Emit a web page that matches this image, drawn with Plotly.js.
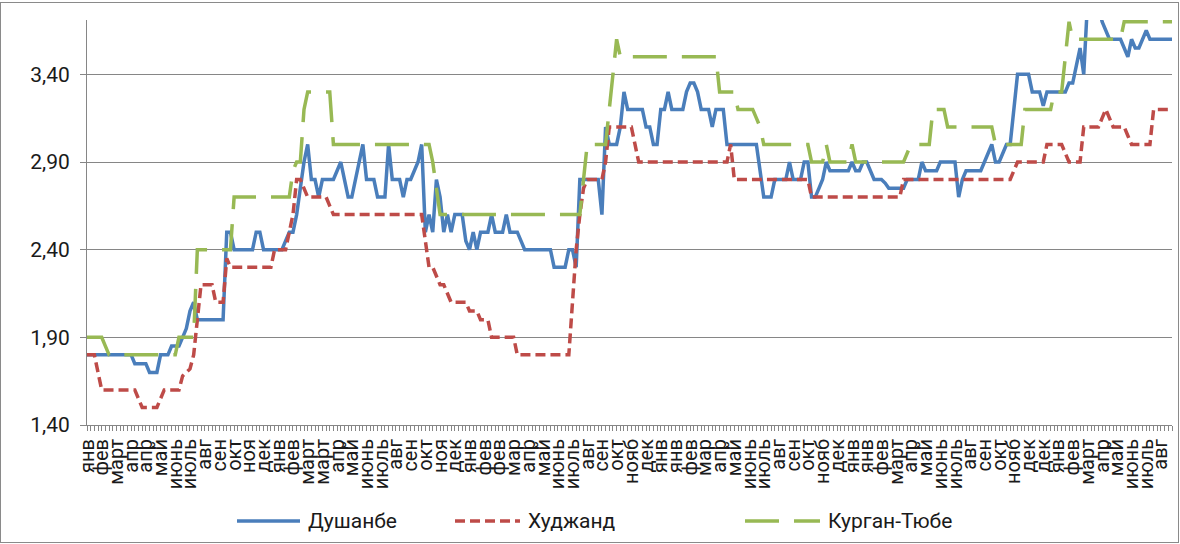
<!DOCTYPE html>
<html><head><meta charset="utf-8">
<script src="https://cdn.plot.ly/plotly-3.0.1.min.js"></script>
<style>
html,body{margin:0;padding:0;background:#fff;}
#wrap{position:relative;width:1180px;height:544px;overflow:hidden;}
#chart{position:absolute;left:0;top:0;width:1180px;height:544px;}
#frame{position:absolute;left:0;top:2px;width:1177px;height:539px;border:1px solid #8a8a8a;pointer-events:none;}
</style></head><body>
<div id="wrap"><div id="chart"></div><div id="frame"></div></div>
<script>
const dushanbe = [
1.80,1.80,1.80,1.80,1.80,1.80,1.80,1.80,1.80,1.80,
1.80,1.80,1.80,1.75,1.75,1.75,1.75,1.70,1.70,1.70,
1.80,1.80,1.80,1.85,1.85,1.85,1.90,1.95,2.05,2.10,
2.00,2.00,2.00,2.00,2.00,2.00,2.00,2.00,2.50,2.50,
2.40,2.40,2.40,2.40,2.40,2.40,2.50,2.50,2.40,2.40,
2.40,2.40,2.40,2.40,2.45,2.50,2.50,2.60,2.75,2.90,
3.00,2.80,2.80,2.70,2.80,2.80,2.80,2.80,2.85,2.90,
2.80,2.70,2.70,2.80,2.90,3.00,2.80,2.80,2.80,2.70,
2.70,2.70,3.00,2.80,2.80,2.80,2.70,2.80,2.80,2.85,
2.90,3.00,2.50,2.60,2.50,2.80,2.70,2.50,2.60,2.50,
2.60,2.60,2.60,2.45,2.40,2.50,2.40,2.50,2.50,2.50,
2.60,2.50,2.50,2.50,2.60,2.50,2.50,2.50,2.45,2.40,
2.40,2.40,2.40,2.40,2.40,2.40,2.40,2.30,2.30,2.30,
2.30,2.40,2.40,2.30,2.80,2.80,2.80,2.80,2.80,2.80,
2.60,3.10,3.00,3.00,3.00,3.10,3.30,3.20,3.20,3.20,
3.20,3.20,3.10,3.10,3.00,3.00,3.20,3.20,3.30,3.20,
3.20,3.20,3.20,3.30,3.35,3.35,3.30,3.20,3.20,3.20,
3.10,3.20,3.20,3.20,3.00,3.00,3.00,3.00,3.00,3.00,
3.00,3.00,3.00,2.85,2.70,2.70,2.70,2.80,2.80,2.80,
2.80,2.90,2.80,2.80,2.80,2.90,2.90,2.70,2.70,2.75,
2.80,2.90,2.85,2.85,2.85,2.85,2.85,2.85,2.90,2.85,
2.85,2.90,2.90,2.85,2.80,2.80,2.80,2.78,2.75,2.75,
2.75,2.75,2.75,2.80,2.80,2.80,2.80,2.90,2.85,2.85,
2.85,2.85,2.90,2.90,2.90,2.90,2.90,2.70,2.80,2.85,
2.85,2.85,2.85,2.85,2.90,2.95,3.00,2.90,2.90,2.95,
3.00,3.00,3.20,3.40,3.40,3.40,3.40,3.30,3.30,3.30,
3.22,3.30,3.30,3.30,3.30,3.30,3.30,3.35,3.35,3.45,
3.55,3.40,3.80,3.80,3.80,3.80,3.70,3.65,3.60,3.60,
3.60,3.60,3.55,3.50,3.60,3.55,3.55,3.60,3.65,3.60,
3.60,3.60,3.60,3.60,3.60,3.60
];
const khujand = [
1.80,1.80,1.80,1.70,1.60,1.60,1.60,1.60,1.60,1.60,
1.60,1.60,1.60,1.60,1.55,1.50,1.50,1.50,1.50,1.50,
1.55,1.60,1.60,1.60,1.60,1.60,1.68,1.70,1.72,1.80,
2.00,2.20,2.20,2.20,2.20,2.10,2.10,2.10,2.35,2.30,
2.30,2.30,2.30,2.30,2.30,2.30,2.30,2.30,2.30,2.30,
2.30,2.40,2.40,2.40,2.40,2.50,2.60,2.80,2.80,2.75,
2.70,2.70,2.70,2.70,2.70,2.70,2.65,2.60,2.60,2.60,
2.60,2.60,2.60,2.60,2.60,2.60,2.60,2.60,2.60,2.60,
2.60,2.60,2.60,2.60,2.60,2.60,2.60,2.60,2.60,2.60,
2.60,2.60,2.45,2.30,2.30,2.25,2.20,2.20,2.15,2.10,
2.10,2.10,2.10,2.10,2.05,2.05,2.05,2.00,2.00,2.00,
1.90,1.90,1.90,1.90,1.90,1.90,1.90,1.80,1.80,1.80,
1.80,1.80,1.80,1.80,1.80,1.80,1.80,1.80,1.80,1.80,
1.80,1.80,2.10,2.40,2.60,2.75,2.80,2.80,2.80,2.80,
2.80,2.90,3.10,3.10,3.10,3.10,3.10,3.10,3.10,3.00,
2.90,2.90,2.90,2.90,2.90,2.90,2.90,2.90,2.90,2.90,
2.90,2.90,2.90,2.90,2.90,2.90,2.90,2.90,2.90,2.90,
2.90,2.90,2.90,2.90,2.90,3.00,2.80,2.80,2.80,2.80,
2.80,2.80,2.80,2.80,2.80,2.80,2.80,2.80,2.80,2.80,
2.80,2.80,2.80,2.80,2.80,2.80,2.80,2.70,2.70,2.70,
2.70,2.70,2.70,2.70,2.70,2.70,2.70,2.70,2.70,2.70,
2.70,2.70,2.70,2.70,2.70,2.70,2.70,2.70,2.70,2.70,
2.70,2.70,2.80,2.80,2.80,2.80,2.80,2.80,2.80,2.80,
2.80,2.80,2.80,2.80,2.80,2.80,2.80,2.80,2.80,2.80,
2.80,2.80,2.80,2.80,2.80,2.80,2.80,2.80,2.80,2.80,
2.80,2.80,2.85,2.90,2.90,2.90,2.90,2.90,2.90,2.90,
2.90,3.00,3.00,3.00,3.00,3.00,2.95,2.90,2.90,2.90,
2.90,3.10,3.10,3.10,3.10,3.10,3.15,3.20,3.15,3.10,
3.10,3.10,3.10,3.05,3.00,3.00,3.00,3.00,3.00,3.00,
3.20,3.20,3.20,3.20,3.20,3.20
];
const kurganTyube = [
1.90,1.90,1.90,1.90,1.90,1.85,1.80,1.80,1.80,1.80,
1.80,1.80,1.80,1.80,1.80,1.80,1.80,1.80,1.80,1.80,
1.80,1.80,1.80,1.80,1.80,1.90,1.90,1.90,1.90,1.90,
2.40,2.40,2.40,2.40,2.40,2.40,2.40,2.40,2.40,2.40,
2.70,2.70,2.70,2.70,2.70,2.70,2.70,2.70,2.70,2.70,
2.70,2.70,2.70,2.70,2.70,2.70,2.85,2.90,2.90,3.20,
3.30,3.30,3.30,3.30,3.30,3.30,3.30,3.00,3.00,3.00,
3.00,3.00,3.00,3.00,3.00,3.00,3.00,3.00,3.00,3.00,
3.00,3.00,3.00,3.00,3.00,3.00,3.00,3.00,3.00,3.00,
3.00,3.00,3.00,3.00,2.90,2.75,2.60,2.60,2.60,2.60,
2.60,2.60,2.60,2.60,2.60,2.60,2.60,2.60,2.60,2.60,
2.60,2.60,2.60,2.60,2.60,2.60,2.60,2.60,2.60,2.60,
2.60,2.60,2.60,2.60,2.60,2.60,2.60,2.60,2.60,2.60,
2.60,2.60,2.60,2.60,2.60,2.80,3.00,3.00,3.00,3.00,
3.00,3.00,3.20,3.40,3.60,3.50,3.50,3.50,3.50,3.50,
3.50,3.50,3.50,3.50,3.50,3.50,3.50,3.50,3.50,3.50,
3.50,3.50,3.50,3.50,3.50,3.50,3.50,3.50,3.50,3.50,
3.50,3.50,3.30,3.30,3.30,3.30,3.30,3.20,3.20,3.20,
3.20,3.20,3.15,3.10,3.00,3.00,3.00,3.00,3.00,3.00,
3.00,3.00,3.00,3.00,3.00,3.00,3.00,2.90,2.90,2.90,
2.90,3.00,2.90,2.90,2.90,2.90,2.90,2.90,3.00,2.90,
2.90,2.90,2.90,2.90,2.90,2.90,2.90,2.90,2.90,2.90,
2.90,2.90,2.90,2.95,3.00,3.00,3.00,3.00,3.00,3.00,
3.20,3.20,3.20,3.20,3.10,3.10,3.10,3.10,3.10,3.10,
3.10,3.10,3.10,3.10,3.10,3.10,3.10,3.00,3.00,3.00,
3.00,3.00,3.00,3.00,3.00,3.20,3.20,3.20,3.20,3.20,
3.20,3.20,3.20,3.30,3.30,3.30,3.50,3.70,3.60,3.60,
3.60,3.60,3.60,3.60,3.60,3.60,3.60,3.60,3.60,3.60,
3.60,3.60,3.70,3.70,3.70,3.70,3.70,3.70,3.70,3.70,
3.70,3.70,3.70,3.70,3.70,3.70
];
const monthLabels = [
'янв','фев','март','апр','апр','май','июнь','июль','авг','сен','окт','ноя','дек',
'янв','фев','март','март','апр','май','июнь','июль','авг','сен','окт','ноя','дек',
'янв','фев','фев','мар','апр','май','июнь','июль','авг','сен','окт','нояб','дек',
'янв','янв','фев','мар','апр','май','июнь','июль','авг','сен','окт','нояб','дек',
'янв','янв','фев','март','апр','май','июнь','июль','авг','сен','окт','нояб','дек','дек',
'янв','фев','март','апр','май','июнь','июль','авг'
];
const seriesNames = ['Душанбе', 'Худжанд', 'Курган-Тюбе'];
const seriesColors = ['#4A7EBB', '#BE4B48', '#98B954'];
const seriesDash = ['solid', '10px,5px', '34px,15px'];
const yTickVals = [1.40, 1.90, 2.40, 2.90, 3.40];
const yTickText = ['1,40', '1,90', '2,40', '2,90', '3,40'];

const weeks = dushanbe.map((_, i) => i);
const labelStep = 4;
const labelPos = monthLabels.map((_, k) => k * labelStep);
const FONT = 'Roboto, "Liberation Sans", sans-serif';
const GRID = '#868686';
const LW = 3.5;

const seriesData = [dushanbe, khujand, kurganTyube];
const traces = seriesData.map((ys, s) => ({
  type: 'scatter', mode: 'lines', name: seriesNames[s],
  x: weeks, y: ys,
  line: {color: seriesColors[s], width: LW, dash: seriesDash[s]},
  showlegend: false, hoverinfo: 'skip'
}));

// custom legend (long line samples, like the original)
const plotL = 87, plotR = 1172, plotT = 20, plotB = 425;
const px2x = p => (p - plotL) / (plotR - plotL);
const py2y = p => (plotB - p) / (plotB - plotT);
const legendItems = [
  {x0: 237, x1: 300, tx: 306},
  {x0: 455, x1: 520, tx: 526},
  {x0: 745, x1: 820, tx: 826}
];
const legendY = 521;
const shapes = legendItems.map((it, s) => ({
  type: 'line', xref: 'paper', yref: 'paper',
  x0: px2x(it.x0), x1: px2x(it.x1), y0: py2y(legendY), y1: py2y(legendY),
  line: {color: seriesColors[s], width: LW, dash: seriesDash[s]}
}));
const annotations = legendItems.map((it, s) => ({
  xref: 'paper', yref: 'paper', x: px2x(it.tx), y: py2y(legendY),
  xanchor: 'left', yanchor: 'middle', showarrow: false,
  text: seriesNames[s], font: {family: FONT, size: 21, color: '#1a1a1a'}
}));

const layout = {
  width: 1180, height: 544,
  margin: {l: plotL, r: 1180 - plotR, t: plotT, b: 544 - plotB},
  paper_bgcolor: '#ffffff', plot_bgcolor: '#ffffff',
  font: {family: FONT, color: '#1a1a1a'},
  showlegend: false,
  xaxis: {
    range: [0, weeks.length - 1],
    tickmode: 'array', tickvals: labelPos, ticktext: monthLabels,
    tickangle: -90, tickfont: {family: FONT, size: 20, color: '#1a1a1a'},
    ticks: 'outside', ticklen: 5, tickcolor: GRID, tickwidth: 1,
    minor: {tickmode: 'array', tickvals: weeks, ticks: 'outside', ticklen: 5, tickcolor: GRID, tickwidth: 1, showgrid: false},
    showline: true, linecolor: GRID, linewidth: 1,
    showgrid: false, zeroline: false, fixedrange: true
  },
  yaxis: {
    range: [1.40, 3.71],
    tickmode: 'array', tickvals: yTickVals, ticktext: yTickText,
    tickfont: {family: FONT, size: 21, color: '#1a1a1a'},
    ticks: 'outside', ticklen: 6, tickcolor: GRID, tickwidth: 1,
    ticklabelstandoff: 6,
    showline: true, linecolor: GRID, linewidth: 1,
    showgrid: true, gridcolor: GRID, gridwidth: 1,
    zeroline: false, fixedrange: true
  },
  shapes: shapes,
  annotations: annotations
};

Plotly.newPlot('chart', traces, layout, {staticPlot: true, displayModeBar: false});
</script>
</body></html>
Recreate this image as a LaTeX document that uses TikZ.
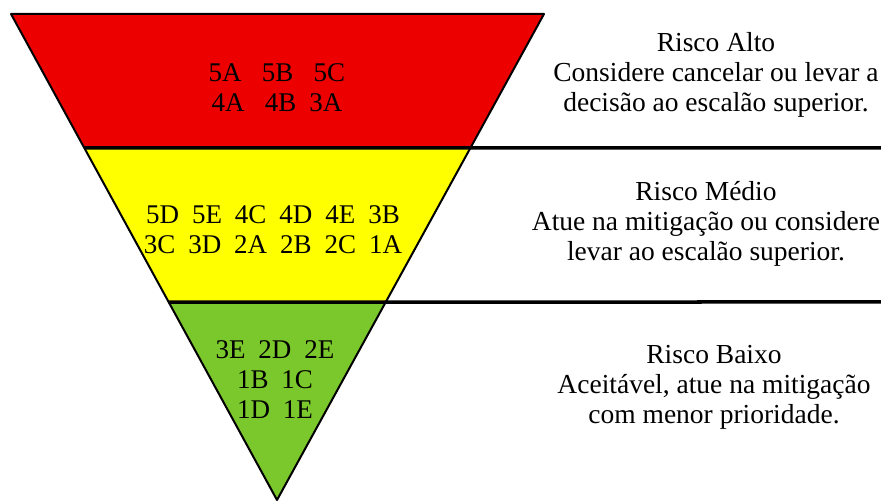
\documentclass[tikz,border=0pt]{standalone}
\usepackage{fontspec}
\setmainfont{Liberation Serif}
\usetikzlibrary{calc}

\definecolor{riscoalto}{RGB}{236,0,0}
\definecolor{riscomedio}{RGB}{255,255,0}
\definecolor{riscobaixo}{RGB}{122,200,44}

\newcommand{\gap}{\hspace{0.48em}}
\newcommand{\wgap}{\hspace{0.75em}}

\tikzset{
  codes/.style={align=center, font=\fontsize{27}{30}\selectfont},
  legend/.style={align=center, font=\fontsize{27.5}{30}\selectfont},
  band/.style={line width=3.5pt}
}

\begin{document}
\begin{tikzpicture}[x=1pt,y=-1pt]
  \useasboundingbox (0,0) rectangle (881,502);

  \coordinate (tl) at (11,14);
  \coordinate (tr) at (544,14);
  \coordinate (apex) at (277,500);
  \coordinate (l1) at ($(tl)!0.2757!(apex)$);
  \coordinate (r1) at ($(tr)!0.2757!(apex)$);
  \coordinate (l2) at ($(tl)!0.5926!(apex)$);
  \coordinate (r2) at ($(tr)!0.5926!(apex)$);
  \coordinate (e1) at (881,148);
  \coordinate (e2) at (881,302);

  \fill[riscoalto] (tl) -- (tr) -- (r1) -- (l1) -- cycle;
  \fill[riscomedio] (l1) -- (r1) -- (r2) -- (l2) -- cycle;
  \fill[riscobaixo] (l2) -- (r2) -- (apex) -- cycle;
  \draw[line width=2pt, line join=round] (tl) -- (tr) -- (apex) -- cycle;
  \draw[band] (l1) -- (e1);
  \draw[band] (l2) -- (e2);

  \node[codes] (alto) at (277,88) {5A\wgap 5B\wgap 5C\\4A\wgap 4B\gap 3A};
  \node[codes] (medio) at (273,230) {5D\gap 5E\gap 4C\gap 4D\gap 4E\gap 3B\\3C\gap 3D\gap 2A\gap 2B\gap 2C\gap 1A};
  \node[codes] (baixo) at (275,380) {3E\gap 2D\gap 2E\\1B\gap 1C\\1D\gap 1E};

  \node[legend] (txtalto) at (716,75) {Risco Alto\\Considere cancelar ou levar a\\decisão ao escalão superior.};
  \node[legend] (txtmedio) at (706,224) {Risco Médio\\Atue na mitigação ou considere\\levar ao escalão superior.};
  \node[legend] (txtbaixo) at (714,387) {Risco Baixo\\Aceitável, atue na mitigação\\com menor prioridade.};
\end{tikzpicture}
\end{document}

§ **Exercise prompt**: Copy every line of the material in which the word "that" occurs.

§ **Exercise response**:
Emit a web page that matches this image, drawn with Plotly.js.
Recreate this image as a LaTeX document that uses TikZ.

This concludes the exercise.